I have a question regarding
phylophlan_metagenomic and its algorithm to assign newly assembled genomes to known reference genomes or previously published MAGs. I was wondering whether there is a way that allows the user to identify newly assembled genome bins that have conflicting assignments to previously published bins, i.e. multiple genomes that have a very similar MASH distance but are, however, taxonomically very far apart.

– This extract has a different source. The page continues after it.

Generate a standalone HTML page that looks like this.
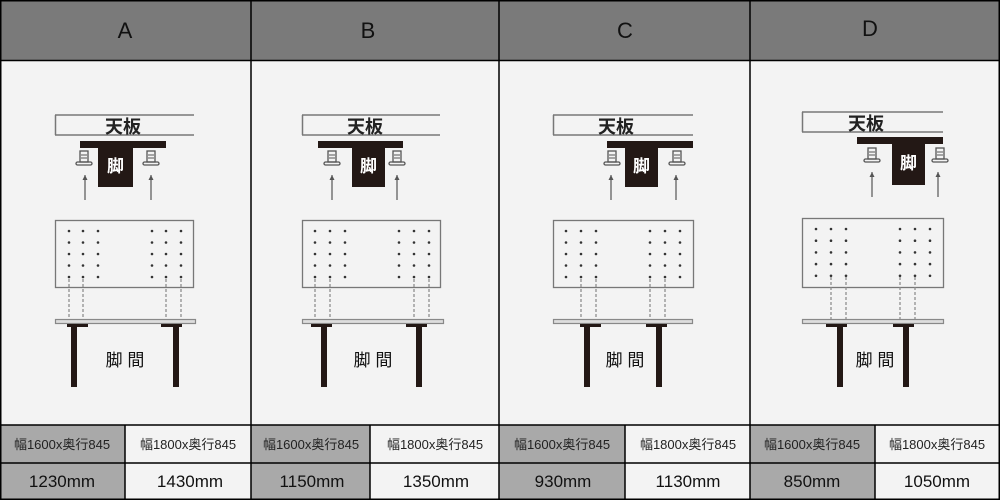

As an example, I recently assembled a medium quality genome bin with 84% completeness and 2.7% contaminations estimated by checkM. CheckM’s lineage assignment places the genome bin to the genus Prevotella. When running
phylophlan_metagenomic to identify its genetically closest published genome, it is assign to Prochlorococcus SGB48363. Since in this case, the distance is < 5% and I selected
--add-fgb, both GGB and FGB were assigned to genus and family of the Prochlorococcus SGB and no further results were reported. However, there are 7 SGBs in PhyloPhlAn’s database that have a distance of < 5% to this bin, ranging of 4.1-4.7%. From these 7 SGBs, two were Prochlorococcus strains (4.1%, 4.3%), then there were two Prevotella strains (1626: 4.2%, 1632: 4.6%), two unknown SGBs assigned to phylum Bacteroidetes (4.4% and 4.5%), and a Microbacterium strain (4.5%). In conclusion, the assembled SGB was closely related to 4 taxa from the phylum Bacteroidetes, 2 from the phylum Cyanobacteria, and 1 from the phylum Actinobacteria.
Is there a programmatic way already implemented in
phylophlan_metagenomic to return the lowest common taxonomic rank and flag such genome bins, whose assignments can be found all over the tree of life?